Dick, Kerr’s Ladies,” she argues that women were showing up the men’s game by raising huge sums  for charity, ‘demonstrating how easy it was to make money out of the professional game.’ 

But why did a year pass between the high watermark of the Goodison Park game and the ban? There  is a school of thought that the government intervened to persuade the FA to take action against  women’s football for political reasons, and it is worth looking at what occurred in the year leading up  to the ban. 

In March 1921, mine owners reduced pay by 50% and when workers refused to accept this they  were locked out. Inspired by Dick, Kerr and St Helens many more teams were formed, in part to  provide financial support for mining communities. According to Jacobs the miners’ lockout  politicised women’s football. This was a working class game, based in industrial heartlands, and it  shifted easily from patriotic support for the war wounded to politically motivated fund raising. 

Fixtures were arranged to provide relief for the families of striking workers: in Swansea, where  25,000 people attended, Cardiff (18,000) and Kilmarnock (15,000). In St Helens and other South  Lancashire mining towns “pea soup” matches were played by women’s teams to raise money for the  soup kitchens which fed miners’ children. Alice’s own family as well as her wider community was  benefitting from the welfare generated by the sport that she had helped to popularise. 

Did these demonstrations of solidarity with their suffering neighbours persuade the coalition  government to act to end this means of supporting industrial action? Although there is no written evidence for any government intervention, it is not hard to see that the government would have  been irritated by a women’s game which was now aligning itself with the Labour movement. And  there is no doubt that the FA’s ban on women staging matches in large stadiums drastically reduced  the amount of relief that miners and their families could receive. 

The FA ban did not stop women playing football, indeed, they carried on playing with as much  enthusiasm and skill as before, but without the ability to attract large crowds and the significant  press coverage that playing at major stadiums brought, women’s football was marginalised. 

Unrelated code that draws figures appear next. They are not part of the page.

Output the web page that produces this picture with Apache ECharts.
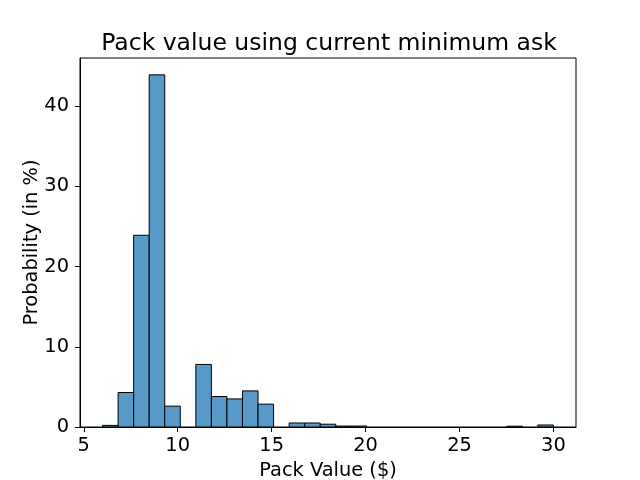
<!DOCTYPE html>
<html>
<head>
<meta charset="utf-8">
<script src="https://cdn.jsdelivr.net/npm/echarts@6/dist/echarts.min.js"></script>
<style>html,body{margin:0;padding:0;background:#fff}#c{width:640px;height:480px}</style>
</head>
<body>
<div id="c"></div>
<script>
// Histogram: 29 equal-width bins spanning binStart..binEnd
var binStart = 6;
var binEnd = 30;
var probabilities = [0.2, 4.3, 23.9, 43.9, 2.6, 0, 7.8, 3.8, 3.5, 4.5, 2.85, 0, 0.5, 0.5, 0.35, 0.12, 0.12, 0, 0, 0, 0, 0, 0, 0, 0, 0, 0.1, 0, 0.25];
var xTicks = [5, 10, 15, 20, 25, 30];
var yTicks = [0, 10, 20, 30, 40];

var nBins = probabilities.length;
var binWidth = (binEnd - binStart) / nBins;
var data = probabilities.map(function (p, i) {
  return [binStart + i * binWidth, binStart + (i + 1) * binWidth, p];
});

var chart = echarts.init(document.getElementById('c'), null, {renderer: 'canvas'});
var font = 'DejaVu Sans';
chart.setOption({
  animation: false,
  backgroundColor: '#fff',
  title: {
    text: 'Pack value using current minimum ask',
    left: 324, top: 27, textAlign: 'center',
    textStyle: {fontFamily: font, fontSize: 23.5, fontWeight: 'normal', color: '#000'}
  },
  grid: {left: 80, right: 64, top: 58, bottom: 53, outerBoundsMode: 'none', containLabel: false, show: true, borderColor: '#000', borderWidth: 1, backgroundColor: 'transparent'},
  xAxis: {
    type: 'value', min: 4.8, max: 31.2,
    name: 'Pack Value ($)', nameLocation: 'middle', nameGap: 34, nameMoveOverlap: false,
    nameTextStyle: {fontFamily: font, fontSize: 19.4, color: '#000'},
    axisLine: {show: true, onZero: false, lineStyle: {color: '#000', width: 1}},
    axisTick: {show: true, length: 5, inside: false, customValues: xTicks, lineStyle: {color: '#000'}},
    axisLabel: {customValues: xTicks, margin: 9, fontFamily: font, fontSize: 19.4, color: '#000'},
    splitLine: {show: false}
  },
  yAxis: {
    type: 'value', min: 0, max: 46,
    name: 'Probability (in %)', nameLocation: 'middle', nameGap: 39, nameMoveOverlap: false,
    nameTextStyle: {fontFamily: font, fontSize: 19.4, color: '#000'},
    axisLine: {show: true, lineStyle: {color: '#000', width: 1}},
    axisTick: {show: true, length: 5, inside: false, customValues: yTicks, lineStyle: {color: '#000'}},
    axisLabel: {customValues: yTicks, margin: 11, fontFamily: font, fontSize: 19.4, color: '#000'},
    splitLine: {show: false}
  },
  series: [{
    type: 'custom',
    data: data,
    encode: {x: [0, 1], y: 2},
    renderItem: function (params, api) {
      var h = api.value(2);
      if (!h) return null;
      var p0 = api.coord([api.value(0), 0]);
      var p1 = api.coord([api.value(1), h]);
      return {
        type: 'rect',
        shape: {x: p0[0], y: p1[1], width: p1[0] - p0[0], height: p0[1] - p1[1]},
        style: {fill: '#5799c7', stroke: '#000', lineWidth: 1}
      };
    }
  }]
});
</script>
</body>
</html>
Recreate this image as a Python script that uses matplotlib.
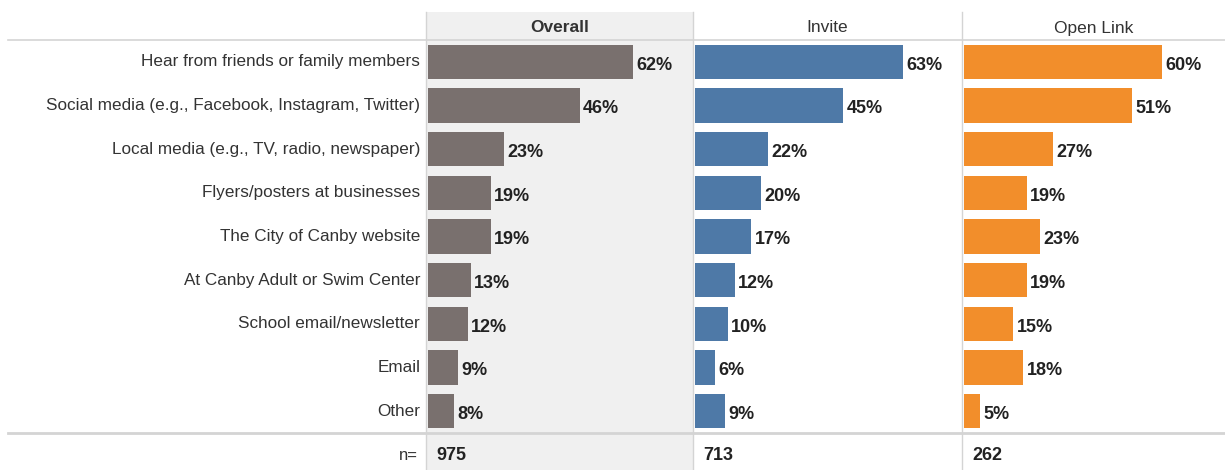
import matplotlib.pyplot as plt
from matplotlib.patches import Rectangle

categories = ['Hear from friends or family members',
              'Social media (e.g., Facebook, Instagram, Twitter)',
              'Local media (e.g., TV, radio, newspaper)',
              'Flyers/posters at businesses',
              'The City of Canby website',
              'At Canby Adult or Swim Center',
              'School email/newsletter',
              'Email',
              'Other']
overall = [62, 46, 23, 19, 19, 13, 12, 9, 8]
invite = [63, 45, 22, 20, 17, 12, 10, 6, 9]
open_link = [60, 51, 27, 19, 23, 19, 15, 18, 5]
groups = ['Overall', 'Invite', 'Open Link']
n_values = [975, 713, 262]
colors = ['#79706e', '#4e79a7', '#f28e2b']

W, H = 1225, 470
plt.rcParams['font.family'] = ['Liberation Sans', 'DejaVu Sans']
fig = plt.figure(figsize=(W / 100, H / 100), dpi=100)

# panel edges in pixels
edges = [426, 693, 962, 1225]
top_px, bot_px, head_px = 40, 433, 12
px_per_pct = 3.3
grid = '#d4d4d4'
txt = '#333333'

def fx(p):
    return p / W

def fy(p):
    return 1 - p / H

# gray background for Overall column (header to bottom)
fig.patches.append(Rectangle((fx(edges[0]), 0), fx(edges[1] - edges[0]), fy(head_px),
                             transform=fig.transFigure, facecolor='#f0f0f0',
                             edgecolor='none', zorder=-5))

series = [overall, invite, open_link]
for i, vals in enumerate(series):
    x0, x1 = edges[i], edges[i + 1]
    ax = fig.add_axes([fx(x0), fy(bot_px), fx(x1 - x0), fy(top_px) - fy(bot_px)])
    ax.patch.set_alpha(0)
    ypos = list(range(len(categories)))
    ax.barh(ypos, vals, height=0.78, color=colors[i], left=0.6)
    for y, v in zip(ypos, vals):
        ax.text(v + 1.6, y + 0.08, f'{v}%', va='center', ha='left',
                fontsize=13, fontweight='bold', color='#222222')
    ax.set_xlim(0, (x1 - x0) / px_per_pct)
    ax.set_ylim(len(categories) - 0.5, -0.5)
    ax.set_xticks([])
    ax.set_yticks([])
    for s in ax.spines.values():
        s.set_visible(False)
    if i == 0:
        for y, c in enumerate(categories):
            ax.text(-0.022, y, c, transform=ax.get_yaxis_transform(), ha='right',
                    va='center', fontsize=12.3, color=txt)
    # header
    fig.text(fx((x0 + x1) / 2), fy(28), groups[i], ha='center', va='center',
             fontsize=12.5, color=txt, fontweight='bold' if i == 0 else 'normal')
    # n value
    fig.text(fx(x0 + 10), fy(456), str(n_values[i]), ha='left', va='center',
             fontsize=13, fontweight='bold', color='#222222')

fig.text(fx(418), fy(456), 'n=', ha='right', va='center', fontsize=12, color=txt)

# vertical separators
for e in edges[:3]:
    fig.add_artist(plt.Line2D([fx(e), fx(e)], [0, fy(head_px)], color=grid, lw=1))
# horizontal rules
fig.add_artist(plt.Line2D([fx(8), 1], [fy(top_px), fy(top_px)], color=grid, lw=1.2))
fig.add_artist(plt.Line2D([fx(8), 1], [fy(bot_px), fy(bot_px)], color=grid, lw=2))

fig.savefig('out.png', dpi=100)
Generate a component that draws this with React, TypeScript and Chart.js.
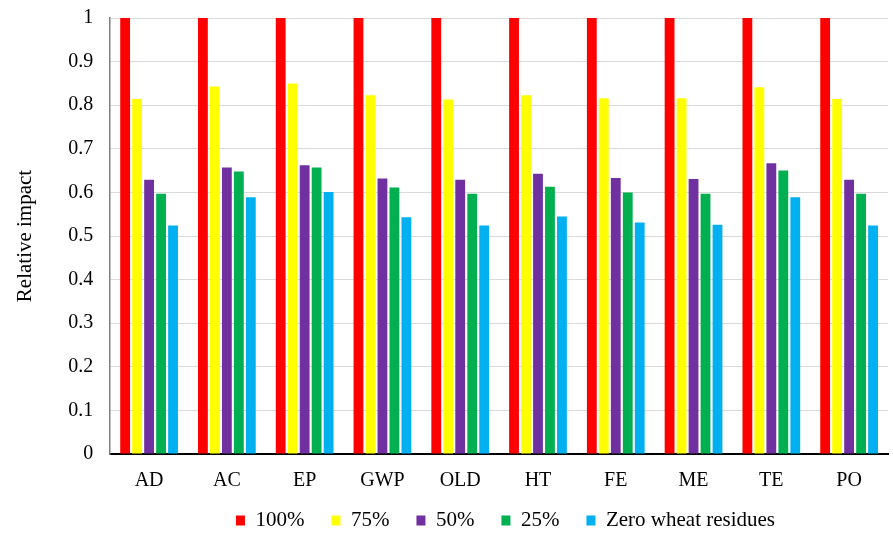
import React, { useEffect, useRef } from "react";
import { Chart, registerables } from "chart.js";

Chart.register(...registerables);

const categories = ["AD", "AC", "EP", "GWP", "OLD", "HT", "FE", "ME", "TE", "PO"];
const seriesNames = ["100%", "75%", "50%", "25%", "Zero wheat residues"];
const s100 = [1, 1, 1, 1, 1, 1, 1, 1, 1, 1];
const s75 = [0.814, 0.843, 0.85, 0.823, 0.813, 0.823, 0.816, 0.816, 0.841, 0.814];
const s50 = [0.629, 0.657, 0.662, 0.632, 0.629, 0.643, 0.633, 0.631, 0.667, 0.629];
const s25 = [0.597, 0.648, 0.657, 0.611, 0.597, 0.613, 0.6, 0.597, 0.65, 0.597];
const s0 = [0.524, 0.589, 0.601, 0.543, 0.524, 0.545, 0.531, 0.526, 0.589, 0.524];
const colors = ["#ff0000", "#ffff00", "#7030a0", "#00b050", "#00b0f0"];

const legendShift = {
  id: "legendShift",
  afterLayout(chart: any) {
    const lg = chart.legend;
    if (lg) {
      lg.top -= 25;
      lg.bottom -= 25;
      lg.left += 55;
      lg.right += 55;
    }
  },
};

export default function App() {
  const ref = useRef<HTMLCanvasElement>(null);
  useEffect(() => {
    if (!ref.current) return;
    const font = "'Liberation Serif', 'Times New Roman', serif";
    const data = [s100, s75, s50, s25, s0];
    const chart = new Chart(ref.current, {
      type: "bar",
      data: {
        labels: categories,
        datasets: data.map((d, i) => ({
          label: seriesNames[i],
          data: d,
          backgroundColor: colors[i],
          borderWidth: 0,
          barPercentage: 0.82,
          categoryPercentage: 0.77,
        })),
      },
      options: {
        animation: false,
        responsive: true,
        maintainAspectRatio: false,
        layout: { padding: { left: 13, right: 5, top: 18, bottom: -33 } },
        plugins: {
          legend: {
            position: "bottom",
            labels: {
              boxWidth: 9,
              boxHeight: 10,
              padding: 27,
              color: "#000",
              font: { family: font, size: 21 },
            },
          },
          tooltip: { enabled: false },
        },
        scales: {
          x: {
            grid: { display: false, drawTicks: false },
            border: { color: "#000", width: 2 },
            ticks: { color: "#000", font: { family: font, size: 20 }, padding: 15 },
          },
          y: {
            min: 0,
            max: 1,
            ticks: {
              stepSize: 0.1,
              color: "#000",
              font: { family: font, size: 20 },
              padding: 0,
              callback: (v: any) => String(Math.round(Number(v) * 10) / 10),
            },
            grid: {
              color: "#d9d9d9",
              lineWidth: 1,
              drawTicks: true,
              tickLength: 17,
              tickColor: "rgba(0,0,0,0)",
            },
            border: { color: "#7f7f7f", width: 1.5 },
            title: {
              display: true,
              text: "Relative impact",
              color: "#000",
              font: { family: font, size: 21 },
              padding: { top: 0, bottom: 30 },
            },
          },
        },
      },
      plugins: [legendShift],
    });
    return () => chart.destroy();
  }, []);
  return (
    <div style={{ position: "fixed", left: 0, top: 0, width: 893, height: 533, background: "#fff" }}>
      <canvas ref={ref} />
    </div>
  );
}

The FA ban was revoked in 1972, but it is only now that women’s football is starting to recover the  level of media coverage and status that it enjoyed a century ago. It is still not clear exactly what  motivated the FA to prevent women from enjoying their chosen sport at its grounds; but it was  hugely effective at diminishing the status of the women’s game, as well as having a severely 

detrimental effect on the welfare of ex-servicemen and striking miners. The ban was also disturbing  to others who loved the game and hated to see it belittled. Major Cecil Kent, a former football club  secretary from Liverpool, wrote to the FA in 1921, asking, “Why have the FA got their knife into girls’  football? What have the girls done except raise large sums for charity and play the game? Are their  feet heavier on the turf than men’s feet?”